À vous de voir! explores other societal changes, including advances in technology, the progress of film studies, and the evolution of an increasingly visually-oriented audience. Each of its 14 chapters contains analyses of three films—directed by Amari, Tlatli, Haneke, Jeunet, Varda and Truffaut to name a few—through various approaches (historical, feminist, postcolonial, for example). The chapters mirror the steps necessary to the making of a film, from the script, to the storyboard, the mise en scène (staging), the shooting, and—ultimately—the editing and marketing strategies.

Producing a film

“Since 2007 a lot of my students have produced everything necessary toward not only a film analysis—which is usually what we expect in a film class—but they will produce a movie. Working in teams, they write a script, and then make the storyboard which is necessary to prepare and explain the work in advance before shooting so that you know exactly which material you will need—sequentially,” Fauvel said.

Fauvel's Favorite 5 French/Francophone FilmsThe storyboard illustrates, for example, where to put the light, what kind of sound would be collected to that picture, and what kind of material is needed.

“Once they have completed the storyboards, I comment on them and then they produce a short movie,” she said.

Fauvel notes that in France, the teaching of film studies is encouraged in high schools and at the university level—but the French government actually sponsors the film industry and supports art-movie theaters. French film, of course, has played a large role in terms of global film making, contributing terms like “mise-en-scène,” “film noir,” and “auteur” to the international filmmaker’s vocabulary.

French film is often considered to be intellectual, even edgy. But Fauvel warns of the dangers of pigeonholing such a dynamic form of expression.

“The definition of what makes a movie ‘French’ has evolved greatly in the past twenty years,” she said. “A traditional definition of French cinema served the interests of the traditional nation-state until the 1980s. But more recently, the French state encourages the development of a post-national and transnational cinema competing for a share of global markets.”

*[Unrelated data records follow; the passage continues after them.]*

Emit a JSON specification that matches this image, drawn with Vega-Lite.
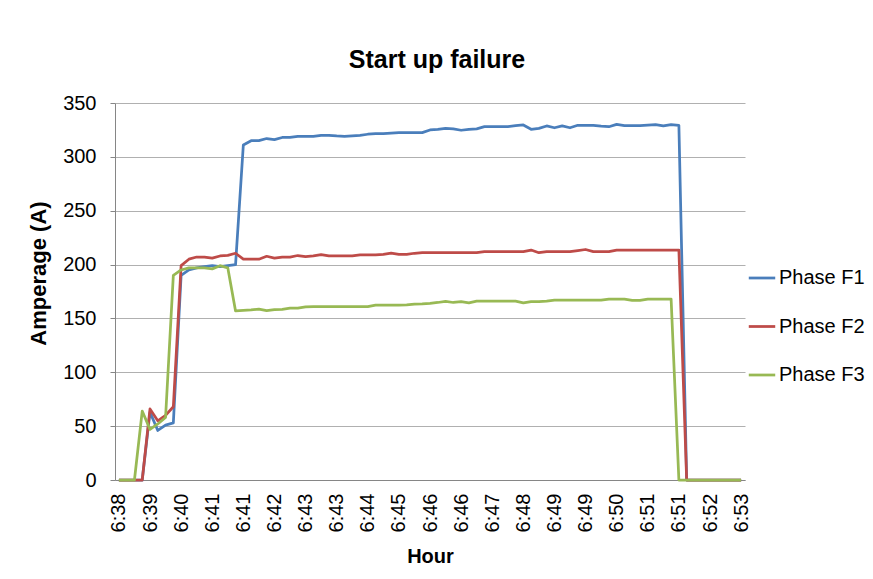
{
  "$schema": "https://vega.github.io/schema/vega-lite/v6.json",
  "autosize": "none",
  "width": 630,
  "height": 377,
  "padding": {"left": 115, "top": 103, "right": 128, "bottom": 99},
  "background": "white",
  "title": {"text": "Start up failure", "fontSize": 25, "font": "Liberation Sans", "fontWeight": "bold", "color": "black", "offset": 20, "dx": 7},
  "config": {
    "view": {"stroke": null},
    "font": "Liberation Sans",
    "axis": {"labelFont": "Liberation Sans", "titleFont": "Liberation Sans", "labelColor": "black", "titleColor": "black", "domainColor": "#868686", "tickColor": "#868686", "gridColor": "#b0b0b0"}
  },
  "data": {"values": [
    {"i": 0, "Phase F1": 0, "Phase F2": 0, "Phase F3": 0},
    {"i": 1, "Phase F1": 0, "Phase F2": 0, "Phase F3": 0},
    {"i": 2, "Phase F1": 0, "Phase F2": 0, "Phase F3": 0},
    {"i": 3, "Phase F1": 0, "Phase F2": 0, "Phase F3": 64},
    {"i": 4, "Phase F1": 63, "Phase F2": 66, "Phase F3": 47},
    {"i": 5, "Phase F1": 46, "Phase F2": 55, "Phase F3": 52},
    {"i": 6, "Phase F1": 51, "Phase F2": 60, "Phase F3": 58},
    {"i": 7, "Phase F1": 53, "Phase F2": 68, "Phase F3": 190},
    {"i": 8, "Phase F1": 190, "Phase F2": 199, "Phase F3": 195},
    {"i": 9, "Phase F1": 195, "Phase F2": 205, "Phase F3": 197},
    {"i": 10, "Phase F1": 197, "Phase F2": 207, "Phase F3": 197},
    {"i": 11, "Phase F1": 198, "Phase F2": 207, "Phase F3": 197},
    {"i": 12, "Phase F1": 199, "Phase F2": 206, "Phase F3": 196},
    {"i": 13, "Phase F1": 198, "Phase F2": 208, "Phase F3": 199},
    {"i": 14, "Phase F1": 199, "Phase F2": 208.5, "Phase F3": 197},
    {"i": 15, "Phase F1": 200, "Phase F2": 210.5, "Phase F3": 157},
    {"i": 16, "Phase F1": 311, "Phase F2": 205, "Phase F3": 157.5},
    {"i": 17, "Phase F1": 315, "Phase F2": 205, "Phase F3": 158},
    {"i": 18, "Phase F1": 315, "Phase F2": 205, "Phase F3": 158.7},
    {"i": 19, "Phase F1": 317, "Phase F2": 207.7, "Phase F3": 157.2},
    {"i": 20, "Phase F1": 316, "Phase F2": 206, "Phase F3": 158.2},
    {"i": 21, "Phase F1": 318, "Phase F2": 207, "Phase F3": 158.5},
    {"i": 22, "Phase F1": 318, "Phase F2": 207, "Phase F3": 159.6},
    {"i": 23, "Phase F1": 319, "Phase F2": 208.4, "Phase F3": 159.6},
    {"i": 24, "Phase F1": 319, "Phase F2": 207.3, "Phase F3": 160.8},
    {"i": 25, "Phase F1": 319, "Phase F2": 208, "Phase F3": 161},
    {"i": 26, "Phase F1": 320, "Phase F2": 209.3, "Phase F3": 161},
    {"i": 27, "Phase F1": 320, "Phase F2": 208, "Phase F3": 161},
    {"i": 28, "Phase F1": 319.4, "Phase F2": 208, "Phase F3": 161},
    {"i": 29, "Phase F1": 319, "Phase F2": 208, "Phase F3": 161},
    {"i": 30, "Phase F1": 319.5, "Phase F2": 208, "Phase F3": 161},
    {"i": 31, "Phase F1": 320, "Phase F2": 209, "Phase F3": 161},
    {"i": 32, "Phase F1": 321, "Phase F2": 209, "Phase F3": 161},
    {"i": 33, "Phase F1": 321.5, "Phase F2": 209, "Phase F3": 162.3},
    {"i": 34, "Phase F1": 321.5, "Phase F2": 209.5, "Phase F3": 162.3},
    {"i": 35, "Phase F1": 322, "Phase F2": 210.6, "Phase F3": 162.3},
    {"i": 36, "Phase F1": 322.5, "Phase F2": 209.5, "Phase F3": 162.3},
    {"i": 37, "Phase F1": 322.5, "Phase F2": 209.5, "Phase F3": 162.5},
    {"i": 38, "Phase F1": 322.5, "Phase F2": 210.5, "Phase F3": 163.2},
    {"i": 39, "Phase F1": 322.5, "Phase F2": 211, "Phase F3": 163.5},
    {"i": 40, "Phase F1": 325, "Phase F2": 211, "Phase F3": 164},
    {"i": 41, "Phase F1": 325.5, "Phase F2": 211, "Phase F3": 164.8},
    {"i": 42, "Phase F1": 326.5, "Phase F2": 211, "Phase F3": 165.8},
    {"i": 43, "Phase F1": 326, "Phase F2": 211, "Phase F3": 164.8},
    {"i": 44, "Phase F1": 324.7, "Phase F2": 211, "Phase F3": 165.5},
    {"i": 45, "Phase F1": 325.5, "Phase F2": 211, "Phase F3": 164.5},
    {"i": 46, "Phase F1": 326, "Phase F2": 211, "Phase F3": 166},
    {"i": 47, "Phase F1": 328, "Phase F2": 212, "Phase F3": 166},
    {"i": 48, "Phase F1": 328, "Phase F2": 212, "Phase F3": 166},
    {"i": 49, "Phase F1": 328, "Phase F2": 212, "Phase F3": 166},
    {"i": 50, "Phase F1": 328, "Phase F2": 212, "Phase F3": 166},
    {"i": 51, "Phase F1": 329, "Phase F2": 212, "Phase F3": 166},
    {"i": 52, "Phase F1": 329.6, "Phase F2": 212, "Phase F3": 164.5},
    {"i": 53, "Phase F1": 325.6, "Phase F2": 213.5, "Phase F3": 165.5},
    {"i": 54, "Phase F1": 326.5, "Phase F2": 211, "Phase F3": 165.5},
    {"i": 55, "Phase F1": 328.7, "Phase F2": 212, "Phase F3": 166},
    {"i": 56, "Phase F1": 327, "Phase F2": 212, "Phase F3": 167},
    {"i": 57, "Phase F1": 328.7, "Phase F2": 212, "Phase F3": 167},
    {"i": 58, "Phase F1": 327, "Phase F2": 212, "Phase F3": 167},
    {"i": 59, "Phase F1": 329.3, "Phase F2": 213, "Phase F3": 167},
    {"i": 60, "Phase F1": 329.3, "Phase F2": 214, "Phase F3": 167},
    {"i": 61, "Phase F1": 329.3, "Phase F2": 212, "Phase F3": 167},
    {"i": 62, "Phase F1": 328.5, "Phase F2": 212, "Phase F3": 167},
    {"i": 63, "Phase F1": 328, "Phase F2": 212, "Phase F3": 168},
    {"i": 64, "Phase F1": 330.2, "Phase F2": 213.5, "Phase F3": 168},
    {"i": 65, "Phase F1": 329, "Phase F2": 213.5, "Phase F3": 168},
    {"i": 66, "Phase F1": 329, "Phase F2": 213.5, "Phase F3": 166.8},
    {"i": 67, "Phase F1": 329, "Phase F2": 213.5, "Phase F3": 166.8},
    {"i": 68, "Phase F1": 329.5, "Phase F2": 213.5, "Phase F3": 168},
    {"i": 69, "Phase F1": 330, "Phase F2": 213.5, "Phase F3": 168},
    {"i": 70, "Phase F1": 328.7, "Phase F2": 213.5, "Phase F3": 168},
    {"i": 71, "Phase F1": 330, "Phase F2": 213.5, "Phase F3": 168},
    {"i": 72, "Phase F1": 329.3, "Phase F2": 213.5, "Phase F3": 0},
    {"i": 73, "Phase F1": 0, "Phase F2": 0, "Phase F3": 0},
    {"i": 74, "Phase F1": 0, "Phase F2": 0, "Phase F3": 0},
    {"i": 75, "Phase F1": 0, "Phase F2": 0, "Phase F3": 0},
    {"i": 76, "Phase F1": 0, "Phase F2": 0, "Phase F3": 0},
    {"i": 77, "Phase F1": 0, "Phase F2": 0, "Phase F3": 0},
    {"i": 78, "Phase F1": 0, "Phase F2": 0, "Phase F3": 0},
    {"i": 79, "Phase F1": 0, "Phase F2": 0, "Phase F3": 0},
    {"i": 80, "Phase F1": 0, "Phase F2": 0, "Phase F3": 0}
  ]},
  "transform": [{"fold": ["Phase F1", "Phase F2", "Phase F3"], "as": ["series", "amps"]}],
  "mark": {"type": "line", "strokeWidth": 2.75, "strokeJoin": "round"},
  "encoding": {
    "x": {
      "field": "i", "type": "quantitative",
      "scale": {"domain": [-0.5, 80.5], "nice": false, "zero": false},
      "axis": {
        "title": "Hour", "titleFontSize": 20, "titleFontWeight": "bold", "titlePadding": 15,
        "values": [0, 4, 8, 12, 16, 20, 24, 28, 32, 36, 40, 44, 48, 52, 56, 60, 64, 68, 72, 76, 80],
        "labelExpr": "['6:38','6:39','6:40','6:41','6:41','6:42','6:43','6:43','6:44','6:45','6:46','6:46','6:47','6:48','6:49','6:49','6:50','6:51','6:51','6:52','6:53'][round(datum.value / 4)]",
        "labelAngle": -90, "labelAlign": "right", "labelBaseline": "middle", "labelFontSize": 20, "labelPadding": 13,
        "ticks": false, "grid": false, "labelFlush": false, "labelOverlap": false
      }
    },
    "y": {
      "field": "amps", "type": "quantitative",
      "scale": {"domain": [0, 350], "nice": false},
      "axis": {
        "title": "Amperage (A)", "titleFontSize": 22, "titleFontWeight": "bold", "titlePadding": 12, "titleY": 170,
        "values": [0, 50, 100, 150, 200, 250, 300, 350],
        "labelFontSize": 20, "labelPadding": 14, "tickSize": 5, "grid": true
      }
    },
    "color": {
      "field": "series", "type": "nominal",
      "scale": {"domain": ["Phase F1", "Phase F2", "Phase F3"], "range": ["#4A7EBB", "#BE4B48", "#98B954"]},
      "legend": {
        "title": null, "orient": "none", "legendX": 632, "legendY": 160,
        "symbolType": "stroke", "symbolSize": 700, "symbolStrokeWidth": 2.75,
        "labelFontSize": 20, "labelFont": "Liberation Sans", "labelColor": "black", "labelOffset": 2, "rowPadding": 23.5
      }
    }
  }
}
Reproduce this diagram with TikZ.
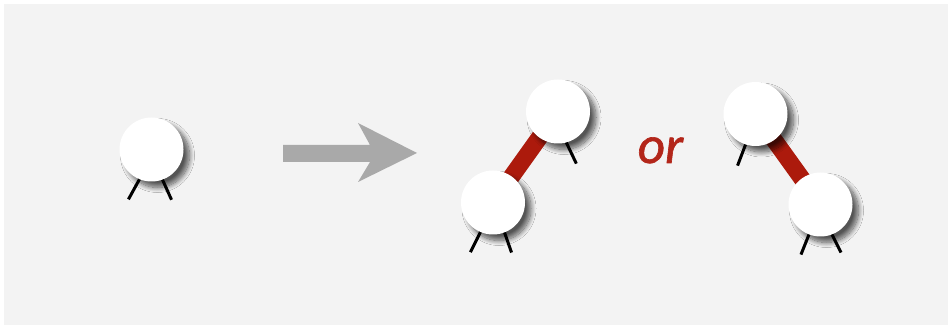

Today, Fauvel says, French cinema includes not only views of French people and French stars, but also the often marginalized postcolonial voices. “Instead of showing an idealized image of the nation, this cinema exposes, from moveable centers and margins, struggles, traumas, successes and differences,” she said.

Focus on the auteur

Like U.S. movies, French cinema is also defined to a certain extent by “stars.” But Fauvel points out French movies are traditionally identified with their auteur. The title of a movie is usually accompanied by the name of the filmmaker. As a result, French cinema buffs follow filmmakers such as Renoir or Truffaut, rather than stars such as Belmondo or Depardieu.

Fauvel encourages students and film-goers  alike to approach movies critically, to analyze the angles of the camera, the scale of the shots, the editing choices and the effects of these choices on the spectators.

“Intellectually, for instance, one should question how cinematic language works. What are the effects of the various techniques on the viewers? How do films question the world? Which elements are borrowed from other films and why? How does intertextuality (references linked to well-known films) manipulate the viewers?”